Questions: Descriptive Complexity

5 questions to test your understanding

Score: 0 / 5
Question 1 Multiple Choice

Fagin's theorem says NP is exactly the class of properties expressible in existential second-order logic (ESO). In ESO, you existentially quantify over relations. What does this correspond to in NP computation?

AThe deterministic verification step that checks whether a given certificate is valid
BThe nondeterministic guess — the witness structure that NP computation existentially produces before verifying
CThe polynomial time bound on the verification procedure
DThe encoding of the input as a finite relational structure
Question 2 Multiple Choice

A researcher hopes that Fagin's theorem gives a new, simpler route to proving P ≠ NP: just exhibit a property in ESO (NP) that cannot be expressed in LFP (P). Why is this hope misguided?

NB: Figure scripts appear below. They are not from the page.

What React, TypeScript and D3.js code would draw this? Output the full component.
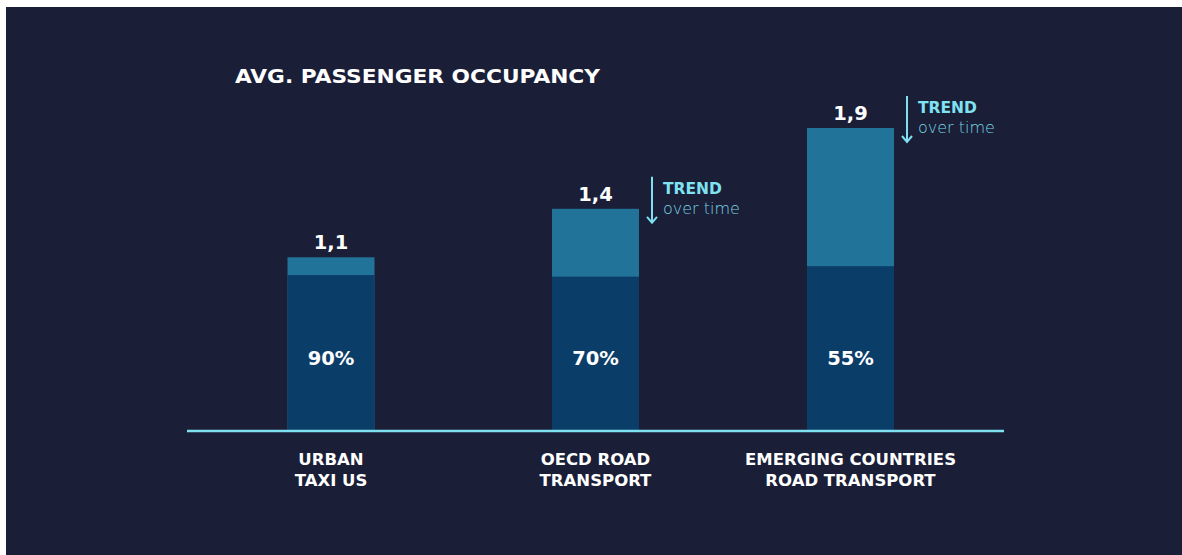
import React from "react";
import * as d3 from "d3";

const categories = [["URBAN", "TAXI US"], ["OECD ROAD", "TRANSPORT"], ["EMERGING COUNTRIES", "ROAD TRANSPORT"]];
const occupancy = [1.1, 1.4, 1.9];
const occupancyLabels = ["1,1", "1,4", "1,9"];
const utilization = [0.9, 0.7, 0.55];
const utilizationLabels = ["90%", "70%", "55%"];
const showTrend = [false, true, true];

const W = 1182;
const H = 555;
const FONT = "'DejaVu Sans', 'Open Sans', sans-serif";

export default function App() {
  const baseY = 431;
  const centers = [331, 595.5, 850.5];
  const barW = 87;
  const y = d3.scaleLinear().domain([0, 1.9]).range([435, 128]);

  return (
    <div style={{ position: "absolute", left: 0, top: 0 }}>
      <svg width={W} height={H} style={{ display: "block" }}>
        <rect x={0} y={0} width={W} height={H} fill="#ffffff" />
        <rect x={6} y={7} width={W - 6} height={H - 7} fill="#1a1e37" />
        <text x={235} y={83} fill="#ffffff" fontFamily={FONT} fontWeight={700} fontSize={19.5} textLength={365} lengthAdjust="spacingAndGlyphs">
          AVG. PASSENGER OCCUPANCY
        </text>
        {occupancy.map((v, i) => {
          const cx = centers[i];
          const top = y(v);
          const darkTop = y(v * utilization[i]);
          return (
            <g key={i}>
              <rect x={cx - barW / 2} y={top} width={barW} height={baseY - top} fill="#217399" />
              <rect x={cx - barW / 2} y={darkTop} width={barW} height={baseY - darkTop} fill="#0b3d69" />
              <text x={cx} y={top - 8} textAnchor="middle" fill="#ffffff" fontFamily={FONT} fontWeight={700} fontSize={19.5}>
                {occupancyLabels[i]}
              </text>
              <text x={cx} y={365} textAnchor="middle" fill="#ffffff" fontFamily={FONT} fontWeight={700} fontSize={19.5}>
                {utilizationLabels[i]}
              </text>
              {categories[i].map((line, j) => (
                <text key={j} x={cx} y={465 + j * 21} textAnchor="middle" fill="#ffffff" fontFamily={FONT} fontWeight={700} fontSize={16.5}>
                  {line}
                </text>
              ))}
              {showTrend[i] && (
                <g transform={`translate(${cx + barW / 2 + 13},${top - 32})`}>
                  <line x1={0} y1={0} x2={0} y2={46} stroke="#7fe0f0" strokeWidth={2} />
                  <path d="M-5,40 L0,46 L5,40" fill="none" stroke="#7fe0f0" strokeWidth={2} />
                  <text x={11} y={17} fill="#7fe3f2" fontFamily={FONT} fontWeight={700} fontSize={15.5}>
                    TREND
                  </text>
                  <text x={11} y={37} fill="#79d6e6" fontFamily={FONT} fontWeight={200} fontSize={16}>
                    over time
                  </text>
                </g>
              )}
            </g>
          );
        })}
        <line x1={187} x2={1004} y1={baseY} y2={baseY} stroke="#7fe0f0" strokeWidth={2.5} />
      </svg>
    </div>
  );
}
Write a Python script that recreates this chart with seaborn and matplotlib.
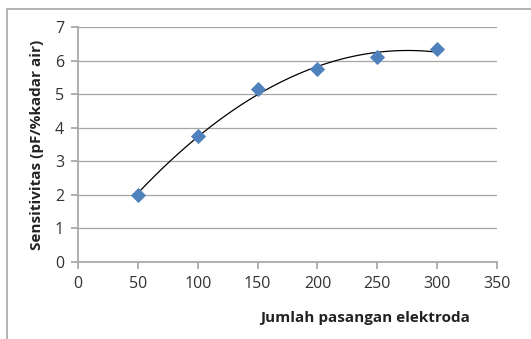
import pandas as pd
import seaborn as sns
import matplotlib.pyplot as plt
from matplotlib.patches import Rectangle

electrode_pairs = [50, 100, 150, 200, 250, 300]
sensitivity = [2.0, 3.75, 5.15, 5.75, 6.1, 6.35]

df = pd.DataFrame({"pairs": electrode_pairs, "sens": sensitivity})

sns.set_theme(style="white")
plt.rcParams["font.family"] = ["Open Sans", "DejaVu Sans"]

fig = plt.figure(figsize=(5.31, 3.39), dpi=100)
ax = fig.add_axes([0.147, 0.227, 0.789, 0.693])

sns.regplot(data=df, x="pairs", y="sens", order=2, ci=None, truncate=True,
            scatter=False, line_kws={"color": "black", "lw": 0.9}, ax=ax)
sns.scatterplot(data=df, x="pairs", y="sens", marker="D", s=60, color="#4F81BD",
                edgecolor="#4F81BD", linewidth=0, zorder=3, ax=ax)

ax.set_xlim(0, 350)
ax.set_ylim(0, 7)
ax.set_xticks(range(0, 351, 50))
ax.set_yticks(range(0, 8))
ax.yaxis.grid(True, color="#a6a6a6", lw=0.9)
ax.set_axisbelow(True)
for side in ["top", "right"]:
    ax.spines[side].set_visible(False)
for side in ["left", "bottom"]:
    ax.spines[side].set_color("#a6a6a6")
ax.tick_params(axis="both", length=5, color="#a6a6a6", labelsize=11.5,
               labelcolor="#333333", direction="out", bottom=True, left=True, pad=5)
ax.set_xlabel("")
ax.set_ylabel("Sensitivitas (pF/%kadar air)", fontsize=11, fontweight="bold",
              color="#222222", labelpad=8)
fig.text(0.688, 0.062, "Jumlah pasangan elektroda", ha="center", va="center",
         fontsize=11, fontweight="bold", color="#222222")

fig.patches.append(Rectangle((0.013, -0.05), 1.05, 1.023, transform=fig.transFigure,
                             fill=False, edgecolor="#a6a6a6", lw=1.2))

fig.savefig("out.png", dpi=100)
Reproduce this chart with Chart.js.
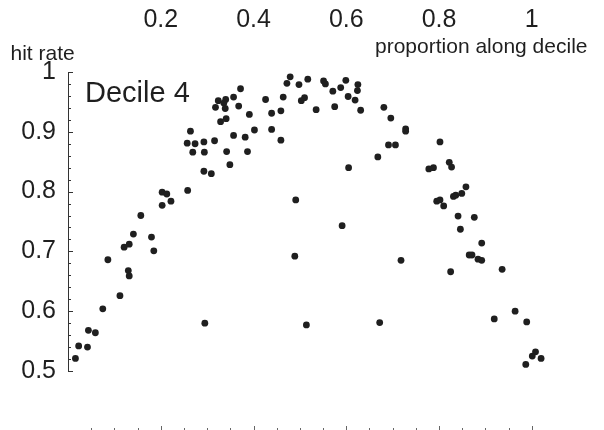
<!DOCTYPE html>
<html>
<head>
<meta charset="utf-8">
<title>Decile 4</title>
<script src="https://cdn.jsdelivr.net/npm/chart.js@4"></script>
<style>
  html, body { margin: 0; padding: 0; background: #fff; }
  canvas { display: block; }
</style>
</head>
<body>
<canvas id="hitChart" width="604" height="430"></canvas>
<script>
// proportion along decile (x) and hit rate (y) for each sample
const proportion = [
  0.016, 0.023, 0.042, 0.044, 0.059, 0.075, 0.086, 0.112, 0.121, 0.132,
  0.130, 0.132, 0.141, 0.157, 0.180, 0.185, 0.203, 0.213, 0.203, 0.222,
  0.258, 0.269, 0.294, 0.342, 0.387, 0.293, 0.309, 0.349, 0.295, 0.264,
  0.257, 0.274, 0.293, 0.316, 0.357, 0.382, 0.372, 0.357, 0.324, 0.340,
  0.336, 0.318, 0.339, 0.368, 0.391, 0.341, 0.329, 0.402, 0.426, 0.439,
  0.439, 0.459, 0.459, 0.464, 0.472, 0.479, 0.498, 0.503, 0.510, 0.517,
  0.535, 0.551, 0.555, 0.571, 0.575, 0.588, 0.599, 0.604, 0.619, 0.625,
  0.624, 0.631, 0.681, 0.696, 0.728, 0.728, 0.691, 0.706, 0.668, 0.605,
  0.778, 0.788, 0.802, 0.822, 0.827, 0.858, 0.849, 0.831, 0.836, 0.795,
  0.802, 0.810, 0.841, 0.876, 0.846, 0.892, 0.591, 0.865, 0.871, 0.884,
  0.892, 0.718, 0.825, 0.936, 0.491, 0.489, 0.514, 0.672, 0.919, 0.964,
  0.989, 1.008, 1.001, 1.020, 0.987
];
const hitRate = [
  0.521, 0.542, 0.540, 0.568, 0.564, 0.604, 0.686, 0.626, 0.707, 0.712,
  0.668, 0.659, 0.729, 0.760, 0.724, 0.701, 0.799, 0.796, 0.777, 0.784,
  0.802, 0.866, 0.866, 0.867, 0.867, 0.834, 0.830, 0.845, 0.580, 0.901,
  0.881, 0.880, 0.883, 0.885, 0.894, 0.891, 0.972, 0.958, 0.952, 0.954,
  0.948, 0.941, 0.939, 0.943, 0.929, 0.922, 0.917, 0.903, 0.954, 0.931,
  0.904, 0.935, 0.886, 0.958, 0.981, 0.992, 0.979, 0.952, 0.957, 0.988,
  0.937, 0.985, 0.980, 0.968, 0.942, 0.974, 0.986, 0.959, 0.953, 0.979,
  0.969, 0.936, 0.941, 0.923, 0.905, 0.901, 0.878, 0.878, 0.858, 0.840,
  0.838, 0.840, 0.883, 0.849, 0.841, 0.808, 0.797, 0.792, 0.794, 0.784,
  0.786, 0.776, 0.759, 0.757, 0.737, 0.714, 0.743, 0.694, 0.694, 0.687,
  0.685, 0.685, 0.666, 0.670, 0.786, 0.692, 0.577, 0.581, 0.587, 0.600,
  0.582, 0.532, 0.525, 0.521, 0.511
];

// tick labels along the top and down the left
const xTickLabels = [0.2, 0.4, 0.6, 0.8, 1];
const yTickLabels = [0.5, 0.6, 0.7, 0.8, 0.9, 1];

const FONT = '"Liberation Sans", Arial, Helvetica, sans-serif';
const INK = '#1f1f1f';

const points = proportion.map((x, i) => ({ x: x, y: hitRate[i] }));

// little inward tick marks on the left axis and along the bottom edge, plus the free text
const extras = {
  id: 'extras',
  afterDraw(chart) {
    const ctx = chart.ctx;
    const xs = chart.scales.x;
    const ys = chart.scales.y;
    const left = chart.chartArea.left;
    ctx.save();
    ctx.strokeStyle = '#333';
    ctx.lineWidth = 1;
    ctx.beginPath();
    for (let k = 0; k <= 25; k++) {
      const v = 0.5 + k * 0.02;
      const py = Math.round(ys.getPixelForValue(v)) + 0.5;
      const len = k % 5 === 0 ? 5 : 3;
      ctx.moveTo(left, py);
      ctx.lineTo(left + len, py);
    }
    ctx.stroke();

    ctx.strokeStyle = '#666';
    ctx.beginPath();
    const h = chart.height;
    for (let k = 1; k <= 20; k++) {
      const v = k * 0.05;
      const px = Math.round(xs.getPixelForValue(v)) + 0.5;
      const len = k % 4 === 0 ? 4 : 2;
      ctx.moveTo(px, h);
      ctx.lineTo(px, h - len);
    }
    ctx.stroke();

    ctx.fillStyle = INK;
    ctx.textBaseline = 'alphabetic';
    ctx.textAlign = 'left';
    ctx.font = '21px ' + FONT;
    ctx.fillText('hit rate', 10.5, 60);
    ctx.fillText('proportion along decile', 375, 53);
    ctx.font = '29px ' + FONT;
    ctx.fillText('Decile 4', 85, 102);
    ctx.restore();
  }
};

new Chart(document.getElementById('hitChart'), {
  type: 'scatter',
  data: {
    datasets: [{
      data: points,
      backgroundColor: INK,
      borderWidth: 0,
      pointRadius: 3.4,
      pointHoverRadius: 3.4
    }]
  },
  options: {
    responsive: false,
    animation: false,
    clip: false,
    layout: { padding: { left: 0, right: 49, top: 0, bottom: 59 } },
    plugins: {
      legend: { display: false },
      tooltip: { enabled: false }
    },
    scales: {
      x: {
        type: 'linear',
        position: 'top',
        min: 0,
        max: 1.05,
        afterFit(scale) { scale.height = 72; },
        afterBuildTicks(scale) {
          scale.ticks = xTickLabels.map(v => ({ value: v }));
        },
        border: { display: false },
        grid: { display: false, drawTicks: false },
        ticks: {
          padding: 37,
          color: INK,
          font: { family: FONT, size: 25 },
          maxRotation: 0,
          callback: v => String(+v.toFixed(1))
        }
      },
      y: {
        type: 'linear',
        min: 0.5,
        max: 1,
        afterFit(scale) { scale.width = 68; },
        afterBuildTicks(scale) {
          scale.ticks = yTickLabels.map(v => ({ value: v }));
        },
        border: { display: true, color: '#333', width: 1 },
        grid: { drawOnChartArea: false, drawTicks: false },
        ticks: {
          padding: 12,
          color: INK,
          font: { family: FONT, size: 25 },
          callback: v => String(+v.toFixed(1))
        }
      }
    }
  },
  plugins: [extras]
});
</script>
</body>
</html>
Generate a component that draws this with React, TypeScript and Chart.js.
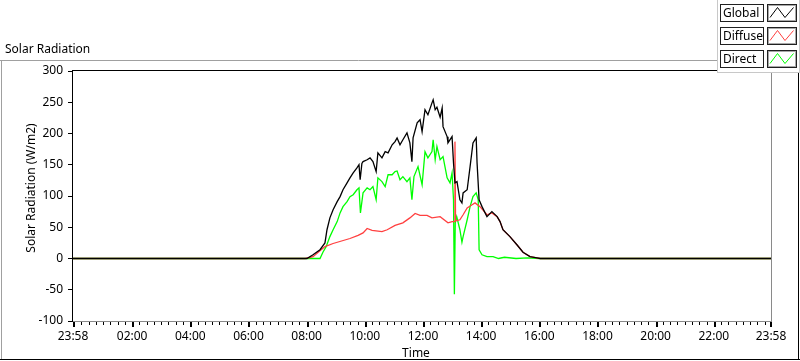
import React, { useEffect, useRef } from 'react';
import { Chart, registerables } from 'chart.js';

Chart.register(...registerables);

const FONT = '"Noto Sans", sans-serif';

const seriesNames = ['Global', 'Diffuse', 'Direct'];
const seriesColors = ['#000000', '#ff4040', '#00ff00'];

const xMin = -2 / 60;
const xMax = 24 - 2 / 60;
const xTickHours = [-2 / 60, 2, 4, 6, 8, 10, 12, 14, 16, 18, 20, 22, 24 - 2 / 60];
const xTickLabels = ['23:58', '02:00', '04:00', '06:00', '08:00', '10:00', '12:00', '14:00', '16:00', '18:00', '20:00', '22:00', '23:58'];
const yMin = -100;
const yMax = 300;
const yStep = 50;

const globalTimes = [-0.033, 7.9, 8.01, 8.22, 8.46, 8.63, 8.7, 8.8, 8.91, 9.05, 9.15, 9.25, 9.39, 9.49, 9.6, 9.73, 9.8, 9.84, 9.9, 9.94, 10.08, 10.18, 10.28, 10.39, 10.45, 10.59, 10.7, 10.8, 10.94, 11.04, 11.11, 11.21, 11.31, 11.45, 11.55, 11.62, 11.66, 11.8, 11.9, 11.97, 12.07, 12.17, 12.31, 12.35, 12.42, 12.48, 12.59, 12.66, 12.69, 12.83, 12.86, 13.0, 13.03, 13.05, 13.1, 13.17, 13.27, 13.34, 13.38, 13.52, 13.62, 13.72, 13.83, 13.86, 13.93, 14.03, 14.2, 14.37, 14.55, 14.65, 14.75, 14.99, 15.23, 15.44, 15.68, 15.92, 16.03, 23.967];
const globalValues = [0, 0, 0, 6, 14, 25, 46, 65, 78, 91, 99, 110, 121, 129, 137, 145, 150, 126, 152, 155, 158, 161, 155, 139, 169, 161, 171, 169, 182, 187, 193, 182, 190, 201, 185, 155, 193, 217, 222, 203, 238, 230, 249, 254, 238, 242, 226, 241, 211, 195, 185, 195, 195, 153, 121, 123, 94, 89, 105, 110, 147, 185, 193, 153, 94, 83, 67, 75, 67, 59, 46, 35, 22, 10, 3, 1, 0, 0];

const diffuseTimes = [-0.033, 7.95, 8.22, 8.63, 8.91, 9.49, 9.77, 9.94, 10.08, 10.25, 10.59, 10.77, 11.04, 11.31, 11.55, 11.73, 11.9, 12.14, 12.31, 12.59, 12.86, 13.0, 13.08, 13.1, 13.12, 13.27, 13.38, 13.52, 13.69, 13.79, 13.96, 14.2, 14.37, 14.55, 14.65, 14.75, 14.99, 15.23, 15.44, 15.68, 15.92, 16.03, 23.967];
const diffuseValues = [0, 0, 3, 19, 24, 32, 37, 41, 48, 45, 43, 46, 53, 57, 65, 72, 69, 69, 65, 67, 57, 59, 59, 187, 60, 62, 70, 81, 86, 89, 83, 70, 73, 67, 59, 46, 35, 22, 10, 3, 1, 0, 0];

const directTimes = [-0.033, 8.46, 8.56, 8.67, 8.8, 8.91, 9.05, 9.15, 9.25, 9.39, 9.49, 9.6, 9.73, 9.8, 9.85, 9.94, 10.08, 10.18, 10.28, 10.39, 10.45, 10.59, 10.7, 10.8, 10.94, 11.04, 11.11, 11.21, 11.31, 11.45, 11.55, 11.62, 11.69, 11.83, 11.97, 12.07, 12.17, 12.31, 12.35, 12.42, 12.48, 12.59, 12.69, 12.83, 12.93, 13.0, 13.05, 13.08, 13.11, 13.16, 13.27, 13.34, 13.38, 13.52, 13.62, 13.72, 13.83, 13.9, 13.93, 14.03, 14.2, 14.41, 14.6, 14.8, 15.2, 15.6, 16.0, 23.967];
const directValues = [0, 0, 10, 19, 35, 46, 59, 73, 83, 91, 99, 102, 110, 113, 73, 105, 113, 110, 115, 94, 129, 123, 115, 134, 134, 139, 140, 126, 131, 123, 129, 94, 131, 147, 118, 171, 161, 171, 190, 158, 179, 158, 163, 129, 121, 137, 94, -57, 57, 67, 46, 26, 35, 62, 83, 99, 105, 94, 14, 6, 3, 3, 0, 2, 0, 1, 0, 0];

const framePlugin = {
  id: 'frame',
  afterDraw(chart: any) {
    const ctx: CanvasRenderingContext2D = chart.ctx;
    const { left, right, top, bottom } = chart.chartArea;
    const xs = chart.scales.x;
    const line = (x1: number, y1: number, x2: number, y2: number) => {
      ctx.beginPath();
      ctx.moveTo(x1, y1);
      ctx.lineTo(x2, y2);
      ctx.stroke();
    };
    ctx.save();
    ctx.lineWidth = 1;
    // outer panel frame
    ctx.strokeStyle = '#a0a0a0';
    line(0, 60.5, 717, 60.5);
    line(1.5, 60, 1.5, 359);
    ctx.strokeStyle = '#000';
    line(0, 359.5, 800, 359.5);
    line(798.5, 72, 798.5, 360);
    // plot frame
    ctx.strokeStyle = '#000';
    line(left - 0.5, top - 1, left - 0.5, bottom + 1);
    line(left - 1, top - 0.5, right + 1, top - 0.5);
    ctx.strokeStyle = '#8a8a8a';
    line(right + 0.5, top - 1, right + 0.5, bottom + 1);
    line(left, bottom + 0.5, right + 1, bottom + 0.5);
    // x ticks
    ctx.fillStyle = '#000';
    const by = Math.round(bottom) + 1;
    for (let m = 0; m <= 96; m++) {
      const h = m * 0.25;
      if (h > xMax) continue;
      if (xTickHours.some((t) => Math.abs(t - h) < 0.1)) continue;
      const px = Math.round(xs.getPixelForValue(h));
      ctx.fillRect(px, by, 1, 3);
    }
    xTickHours.forEach((h) => {
      const px = Math.round(xs.getPixelForValue(h));
      ctx.fillRect(px - (h > 23 ? 1 : 0), by, 2, 5);
    });
    // texts
    ctx.fillStyle = '#000';
    ctx.font = `12px ${FONT}`;
    ctx.textBaseline = 'middle';
    ctx.textAlign = 'left';
    ctx.fillText('Solar Radiation', 5, 50);
    ctx.textAlign = 'center';
    ctx.fillText('Time', 416, 354);
    ctx.save();
    ctx.translate(32, 188);
    ctx.rotate(-Math.PI / 2);
    ctx.fillText('Solar Radiation (W/m2)', 0, 0);
    ctx.restore();
    // legend panel
    ctx.fillStyle = '#fff';
    ctx.fillRect(717, 0, 83, 72);
    ctx.strokeStyle = '#c8c8c8';
    line(717.5, 0, 717.5, 72);
    line(717, 72.5, 800, 72.5);
    line(799.5, 0, 799.5, 72);
    seriesNames.forEach((name, i) => {
      const rt = 4 + i * 23;
      ctx.strokeStyle = '#202020';
      ctx.strokeRect(720.5, rt + 0.5, 43, 17);
      ctx.strokeRect(767.5, rt + 0.5, 29, 17);
      ctx.strokeStyle = '#a8a8a8';
      ctx.strokeRect(768.5, rt + 1.5, 27, 15);
      ctx.fillStyle = '#000';
      ctx.textAlign = 'left';
      ctx.fillText(name, 723, rt + 9.5);
      ctx.strokeStyle = seriesColors[i];
      ctx.beginPath();
      ctx.moveTo(770, rt + 13.5);
      ctx.lineTo(777.5, rt + 3.5);
      ctx.lineTo(785, rt + 13.5);
      ctx.lineTo(793.5, rt + 3.5);
      ctx.stroke();
    });
    ctx.restore();
  },
};

export default function App() {
  const ref = useRef<HTMLCanvasElement>(null);
  useEffect(() => {
    const canvas = ref.current!;
    const mk = (t: number[], v: number[]) => t.map((x, i) => ({ x, y: v[i] }));
    const series = [
      mk(globalTimes, globalValues),
      mk(diffuseTimes, diffuseValues),
      mk(directTimes, directValues),
    ];
    const font = { family: FONT, size: 12 };
    const chart = new Chart(canvas, {
      type: 'line',
      data: {
        datasets: series.map((d, i) => ({
          label: seriesNames[i],
          data: d,
          borderColor: seriesColors[i],
          backgroundColor: seriesColors[i],
          borderWidth: 1.3,
          pointRadius: 0,
          tension: 0,
          fill: false,
        })),
      },
      options: {
        responsive: false,
        animation: false,
        devicePixelRatio: 1,
        events: [],
        layout: { padding: { left: 0, top: 71, right: 29, bottom: 0 } },
        plugins: { legend: { display: false }, tooltip: { enabled: false }, title: { display: false } },
        scales: {
          x: {
            type: 'linear',
            min: xMin,
            max: xMax,
            afterBuildTicks: (s: any) => {
              s.ticks = xTickHours.map((v) => ({ value: v }));
            },
            afterFit: (s: any) => {
              s.height = 40;
            },
            grid: { display: false, drawTicks: false },
            border: { display: false },
            ticks: {
              autoSkip: false,
              maxRotation: 0,
              minRotation: 0,
              padding: 8.5,
              color: '#000',
              font,
              callback: (_v: any, i: number) => xTickLabels[i],
            },
          },
          y: {
            min: yMin,
            max: yMax,
            afterFit: (s: any) => {
              s.width = 73;
            },
            ticks: { stepSize: yStep, padding: 5, color: '#000', font },
            grid: { drawOnChartArea: false, drawTicks: true, tickLength: 5, tickColor: '#000' },
            border: { display: false },
          },
        },
      } as any,
      plugins: [framePlugin],
    });
    return () => chart.destroy();
  }, []);
  return (
    <div style={{ position: 'absolute', left: 0, top: 0, width: 800, height: 361, background: '#fff' }}>
      <canvas ref={ref} width={800} height={361} style={{ display: 'block', width: 800, height: 361 }} />
    </div>
  );
}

ABecause ESO and LFP are actually equal in expressive power, so no such property exists
BBecause separating ESO from LFP on ordered structures is precisely equivalent in difficulty to separating P from NP — the logical route provides no shortcut
CBecause descriptive complexity results only characterize problems over unordered structures
DBecause LFP cannot express any NP problem, so the comparison is vacuous
Question 3 True / False

Fagin's theorem shows that NP can be characterized entirely in terms of logical expressibility, without any reference to Turing machines or time bounds.

TTrue
FFalse
Question 4 True / False

The correspondence between logical expressibility and computational complexity holds for most finite structures, regardless of whether a linear order on the universe is assumed.

TTrue
FFalse
Question 5 Short Answer

In Fagin's theorem, why does existential quantification over relations in ESO correspond naturally to the nondeterministic guess in NP? Give a concrete example.